Reports are generated at target/pit-reports/<timestamp>/index.html.

Performance tip: PITest can be slow on large codebases. Use <targetClasses> to focus on business logic only. Avoid running it in every build — bind it to a mutation profile or run nightly in CI.

Mutation Operators Explained with Examples

PITest ships with dozens of mutation operators. Here are the most important ones every Java engineer must understand:

Operator Original Mutated What it tests
NEGATE_CONDITIONALS if (a > b) if (!(a > b)) Boundary assertions
CONDITIONALS_BOUNDARY if (a > b) if (a >= b) Off-by-one tests
REMOVE_CONDITIONALS if (x != null) if (true) Null safety tests
MATH a + b a - b Calculation assertions
VOID_METHOD_CALLS repository.save(entity) (removed) Side effect assertions
NULL_RETURNS return findOrder(id) return null Null-safety of callers
EMPTY_RETURNS return orders return Collections.emptyList() Empty collection handling
TRUE_RETURNS / FALSE_RETURNS return isValid() return true Boolean logic tests

The STRONGER mutator group adds more aggressive operators like REMOVE_INCREMENTS (removing i++) and INVERT_NEGS (negating numeric return values). Use these for critical business logic paths.

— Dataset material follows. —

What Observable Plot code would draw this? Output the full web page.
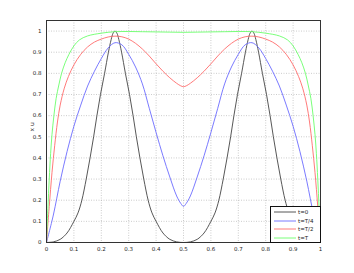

Reading PITest Reports & Interpreting Mutation Scores

The PITest HTML report shows every mutant per class with its status. Here is how to interpret scores:

Mutation Score Interpretation Action
≥ 85% Excellent. Strong test suite with real assertions. Maintain; review surviving mutants selectively.
70–84% Good. Some gaps but acceptable for most domains. Target surviving mutants in business-critical paths.
55–69% Moderate. Meaningful gaps in test assertions. Add assertion-heavy tests; audit weak tests.
< 55% Poor. Tests execute code but don't verify behavior. Audit all passing-but-assertionless tests immediately.

A practical example of a PITest report entry for a survived mutant:

OrderService.java:42: SURVIVED
Mutation: replaced boolean return with false
Original: return order.getTotalAmount() > 100 && order.isLoyalCustomer();
Mutant:   return false;

→ No test asserted that isEligibleForDiscount() returns true for qualifying orders.

This tells you exactly what to fix: add a test that asserts the true return path.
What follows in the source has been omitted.